The Romans actually enjoy a small fighting value superiority in this scenario (representing the first day of the real battle), so they need to engage if they are to avoid a game defeat. In the first refight, they did so in spades! Publius led his crack Gallic horse and supporting legionaries into the temptingly vacant Parthian key zone, while Crassus advanced to try to catch the horse archers on the opposite flank. Publius's charge proved a gift for the Parthians, who quickly surrounded him and shattered his isolated detachment with arrows and charges by their heavy cataphract cavalry, just as happened historically.

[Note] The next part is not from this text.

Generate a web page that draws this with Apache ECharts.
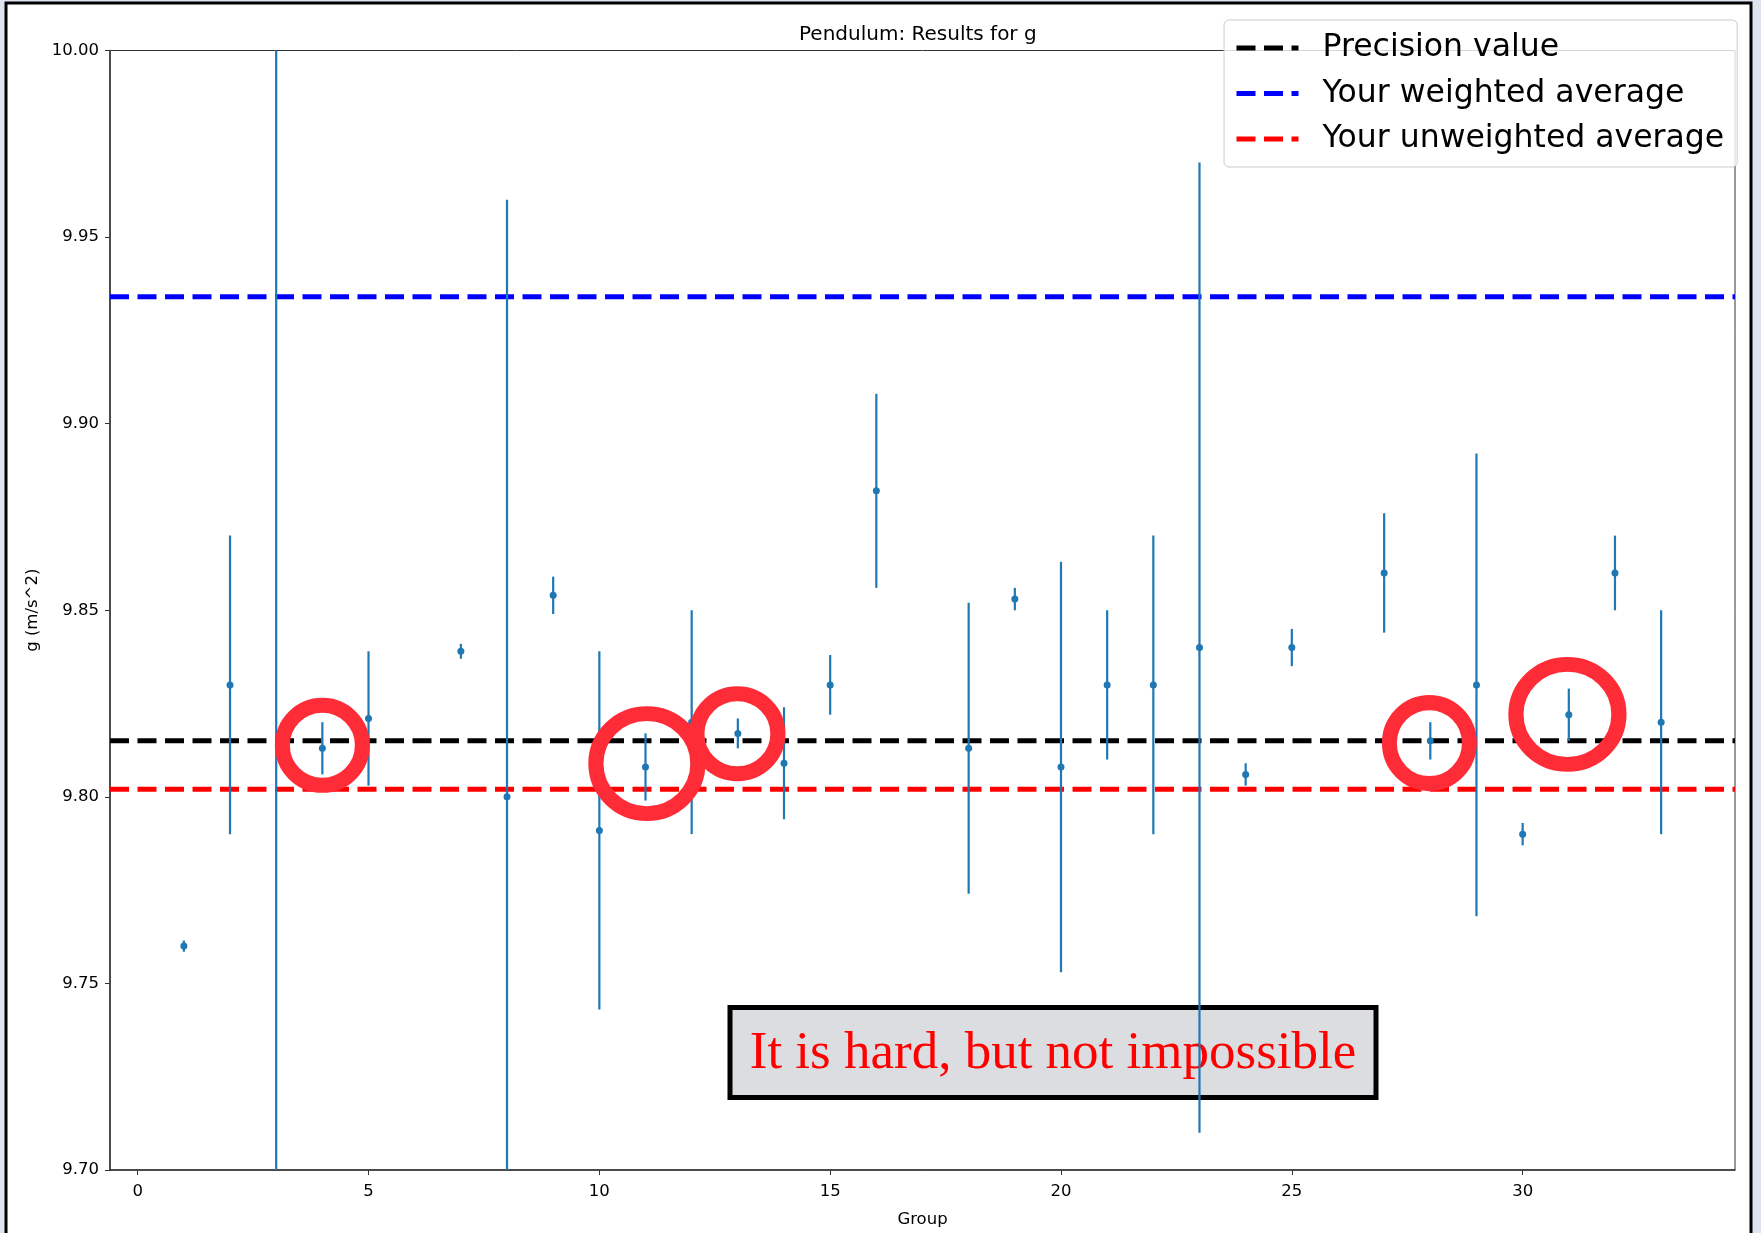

The Parthians had by now done enough to win a handsome game victory without further engagement, and in reality the main Roman square survived the rest of this day fairly intact. However, in our refight, the Parthians were tempted to press their advantage against the thinly stretched Roman right, while tying up the bulk of the legionaries under Crassus with deft skirmishing tactics. Aided by continuing high combat dice, the cataphracts and horse archers in the centre broke unit after unit, and when an eighth unit was shattered on turn 8, a poor morale roll combined with Parthian domination of the centre of the field carried away even Crassus's fairly intact wing. The Romans suffered a crushing game defeat by 117 points to 44, over twice the threshold of 32 needed for a major defeat.

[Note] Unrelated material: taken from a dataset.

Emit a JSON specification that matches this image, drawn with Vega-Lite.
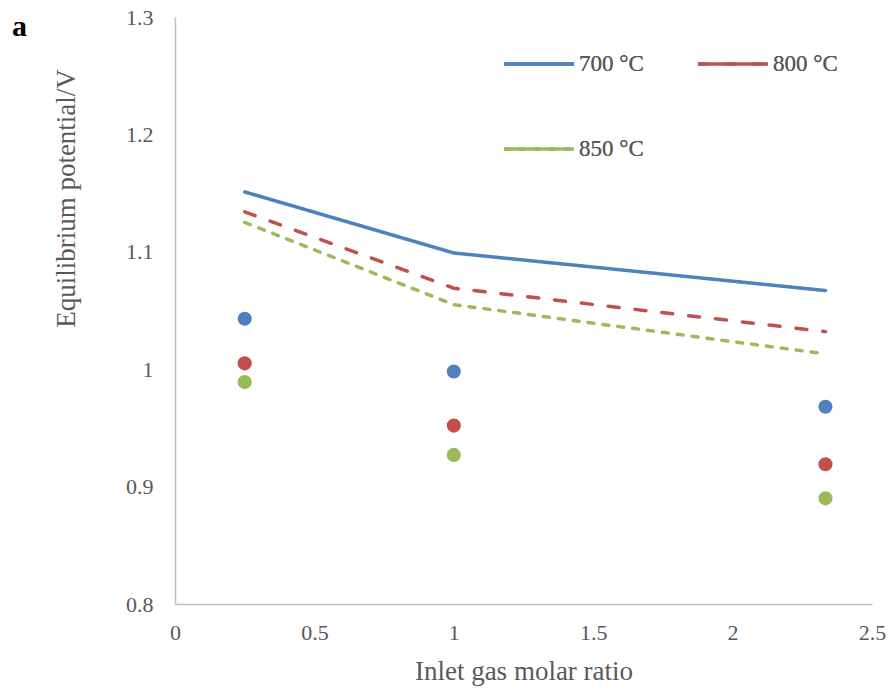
{
  "$schema": "https://vega.github.io/schema/vega-lite/v6.json",
  "width": 697,
  "height": 587,
  "autosize": {"type": "none"},
  "padding": {"left": 175, "top": 17, "right": 19, "bottom": 87},
  "background": "white",
  "title": {"text": "a", "anchor": "start", "frame": "group", "dx": -163, "dy": 40, "fontSize": 30, "font": "Liberation Serif", "fontWeight": "bold", "color": "black"},
  "datasets": {
    "model": [
      {"ratio": 0.25, "temp": "700 °C", "V": 1.151},
      {"ratio": 1, "temp": "700 °C", "V": 1.099},
      {"ratio": 2.333, "temp": "700 °C", "V": 1.067},
      {"ratio": 0.25, "temp": "800 °C", "V": 1.134},
      {"ratio": 1, "temp": "800 °C", "V": 1.069},
      {"ratio": 2.333, "temp": "800 °C", "V": 1.032},
      {"ratio": 0.25, "temp": "850 °C", "V": 1.125},
      {"ratio": 1, "temp": "850 °C", "V": 1.055},
      {"ratio": 2.333, "temp": "850 °C", "V": 1.013}
    ],
    "exp": [
      {"ratio": 0.25, "temp": "700 °C", "V": 1.043},
      {"ratio": 1, "temp": "700 °C", "V": 0.998},
      {"ratio": 2.333, "temp": "700 °C", "V": 0.968},
      {"ratio": 0.25, "temp": "800 °C", "V": 1.005},
      {"ratio": 1, "temp": "800 °C", "V": 0.952},
      {"ratio": 2.333, "temp": "800 °C", "V": 0.919},
      {"ratio": 0.25, "temp": "850 °C", "V": 0.989},
      {"ratio": 1, "temp": "850 °C", "V": 0.927},
      {"ratio": 2.333, "temp": "850 °C", "V": 0.890}
    ]
  },
  "layer": [
    {
      "data": {"name": "model"},
      "mark": {"type": "line", "strokeWidth": 3.5, "strokeCap": "round"},
      "encoding": {
        "x": {"field": "ratio", "type": "quantitative", "scale": {"domain": [0, 2.5], "nice": false, "zero": false, "padding": 0},
          "axis": {"values": [0, 0.5, 1, 1.5, 2, 2.5], "format": "~g", "title": "Inlet gas molar ratio", "labelPadding": 18, "titlePadding": 15, "labelFlush": false}},
        "y": {"field": "V", "type": "quantitative", "scale": {"domain": [0.8, 1.3], "nice": false, "zero": false, "padding": 0},
          "axis": {"values": [0.8, 0.9, 1, 1.1, 1.2, 1.3], "format": "~g", "title": "Equilibrium potential/V", "labelPadding": 22, "titlePadding": 45, "titleY": 181, "labelFlush": false}},
        "color": {"field": "temp", "type": "nominal",
          "scale": {"domain": ["700 °C", "850 °C", "800 °C"], "range": ["#4f81bd", "#9bbb59", "#c0504d"]},
          "legend": {"orient": "none", "legendX": 327, "legendY": 10, "columns": 2, "title": null}},
        "strokeDash": {"field": "temp", "type": "nominal",
          "scale": {"domain": ["700 °C", "850 °C", "800 °C"], "range": [[1, 0], [6, 9], [11, 16]]},
          "legend": {"orient": "none", "legendX": 327, "legendY": 10, "columns": 2, "title": null}}
      }
    },
    {
      "data": {"name": "exp"},
      "mark": {"type": "point", "filled": true, "opacity": 1, "size": 200},
      "encoding": {
        "x": {"field": "ratio", "type": "quantitative"},
        "y": {"field": "V", "type": "quantitative"},
        "color": {"field": "temp", "type": "nominal",
          "scale": {"domain": ["700 °C", "800 °C", "850 °C"], "range": ["#4f81bd", "#c0504d", "#9bbb59"]},
          "legend": null}
      }
    }
  ],
  "resolve": {"scale": {"color": "independent"}},
  "config": {
    "font": "Liberation Serif",
    "view": {"stroke": null},
    "axis": {"domainColor": "#bfbfbf", "domainWidth": 1.5, "ticks": false, "grid": false,
      "labelFont": "Liberation Serif", "labelFontSize": 22, "labelColor": "#595959",
      "titleFont": "Liberation Serif", "titleFontSize": 27, "titleColor": "#595959", "titleFontWeight": "normal"},
    "legend": {"symbolType": "stroke", "symbolSize": 4900, "symbolStrokeWidth": 3.5,
      "labelFont": "Liberation Serif", "labelFontSize": 23, "labelColor": "#595959", "labelFontWeight": "normal",
      "labelOffset": 3, "columnPadding": 47, "rowPadding": 36}
  }
}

Having learnt the hard way the grave dangers of over-extension and excessive aggression against such a mobile opponent, the Romans in our second refight adopted a much more cautious approach. Publius refrained from charging, and instead his wing was reinforced by detachments from the main square as the Romans prepared to counter enemy strength with strength of their own. The Parthians attacked Publius in front and flank regardless, but he proved adept at rallying his men, and on turn 4 the Parthians decided to pull back their unwieldy cataphracts while shifting their agile light horse across to attack Crassus's wing instead. The Romans shifted some troops back across behind their lines to counter this move, though they were wary of sending too many lest the remaining Parthians renew the attack and shatter the Roman right as they had in the first game.

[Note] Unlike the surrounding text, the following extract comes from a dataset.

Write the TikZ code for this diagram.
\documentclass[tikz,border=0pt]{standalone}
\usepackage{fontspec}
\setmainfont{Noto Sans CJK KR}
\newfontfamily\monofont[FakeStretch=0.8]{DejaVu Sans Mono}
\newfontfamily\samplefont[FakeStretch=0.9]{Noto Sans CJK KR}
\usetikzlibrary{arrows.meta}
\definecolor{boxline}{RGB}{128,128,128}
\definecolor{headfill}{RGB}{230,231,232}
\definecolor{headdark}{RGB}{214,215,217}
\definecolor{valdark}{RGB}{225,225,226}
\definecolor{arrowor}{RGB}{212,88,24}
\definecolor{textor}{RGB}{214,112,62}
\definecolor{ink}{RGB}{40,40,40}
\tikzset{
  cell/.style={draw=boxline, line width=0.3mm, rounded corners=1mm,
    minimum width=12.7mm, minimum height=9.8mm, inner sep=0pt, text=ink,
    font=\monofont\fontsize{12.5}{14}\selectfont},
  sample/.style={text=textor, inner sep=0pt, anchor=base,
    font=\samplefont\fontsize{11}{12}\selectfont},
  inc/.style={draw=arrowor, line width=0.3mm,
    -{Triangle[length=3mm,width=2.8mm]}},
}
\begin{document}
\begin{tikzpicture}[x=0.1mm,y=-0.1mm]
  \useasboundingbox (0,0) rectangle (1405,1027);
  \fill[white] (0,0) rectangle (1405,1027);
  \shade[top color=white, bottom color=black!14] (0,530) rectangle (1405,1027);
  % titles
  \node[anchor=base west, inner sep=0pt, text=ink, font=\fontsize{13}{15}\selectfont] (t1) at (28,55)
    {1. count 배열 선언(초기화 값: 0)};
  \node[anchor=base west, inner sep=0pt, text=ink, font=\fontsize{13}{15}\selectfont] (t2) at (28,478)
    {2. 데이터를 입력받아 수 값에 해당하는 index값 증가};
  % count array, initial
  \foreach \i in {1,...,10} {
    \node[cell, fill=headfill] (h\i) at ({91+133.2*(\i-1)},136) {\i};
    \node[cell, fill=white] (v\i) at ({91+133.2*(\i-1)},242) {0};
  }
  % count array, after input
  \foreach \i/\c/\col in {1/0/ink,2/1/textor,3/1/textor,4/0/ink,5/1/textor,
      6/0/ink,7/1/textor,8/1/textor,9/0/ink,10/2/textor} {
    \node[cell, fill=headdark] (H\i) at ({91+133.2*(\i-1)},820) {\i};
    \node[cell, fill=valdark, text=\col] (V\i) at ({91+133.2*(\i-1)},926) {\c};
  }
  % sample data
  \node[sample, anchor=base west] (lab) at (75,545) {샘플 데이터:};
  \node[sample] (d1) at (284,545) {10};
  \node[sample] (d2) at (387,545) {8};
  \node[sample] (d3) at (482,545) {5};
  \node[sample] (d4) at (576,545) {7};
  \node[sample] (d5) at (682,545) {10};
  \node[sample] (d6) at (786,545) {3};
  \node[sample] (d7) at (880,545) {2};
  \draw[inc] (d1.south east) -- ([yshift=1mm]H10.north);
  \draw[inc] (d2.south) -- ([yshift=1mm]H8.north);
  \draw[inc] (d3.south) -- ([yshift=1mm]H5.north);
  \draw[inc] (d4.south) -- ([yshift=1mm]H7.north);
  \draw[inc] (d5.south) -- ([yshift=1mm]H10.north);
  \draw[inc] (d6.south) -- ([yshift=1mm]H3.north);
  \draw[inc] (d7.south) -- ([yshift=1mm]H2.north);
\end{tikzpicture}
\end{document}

Thanks to better luck than in the first refight, Crassus's wing was able to resist the Parthian attack, and even to launch an advance of its own which prompted the Parthians to withdraw back to the safety of their left wing by the time the game ended on turn 10. Each side had only a single cavalry unit removed from the field, and the Romans inflicted more hits than they received during this much more tentative and protracted engagement. The victory count was very close, with the Romans scoring 36 points and the Parthians inflicting just 17 points of damage, though this was still enough when combined with their handicap bonus of 24 to give them a very narrow game victory by 5 points.

Carrhae is a classic case where the standard handicap provisions need tweaking as suggested in 10.3 to take account of specific scenario characteristics. The entirely mounted Parthian force benefits from an open plain with the maximum attack limit, as well as negating the legionaries' defensive bonus against infantry. Bidding VPs for the privilege of commanding the Parthians would make this a very tense contest, with lots of tactical dilemmas for both sides over how to balance attack, defence and redeployment. The attack bonus for cavalry attacking heavy infantry along a board edge or accompanied by fresh cavalry of their own becomes particularly important in this battle, as does the reduced cost of 1 command rather than 2 for light cavalry attack bonuses. The game shows vividly how the Romans can suffer an accelerating collapse once the Parthians crack their defences, but how the contest can otherwise become an extended stand-off. It also shows how important was the Parthian foresight in providing resupplies of arrows, as reflected by making over half their horse archers veterans. One need only imagine replacing the 10 VLC with 5 ALC to see why the Romans had such misplaced confidence that the Parthians would withdraw once their ammunition ran out.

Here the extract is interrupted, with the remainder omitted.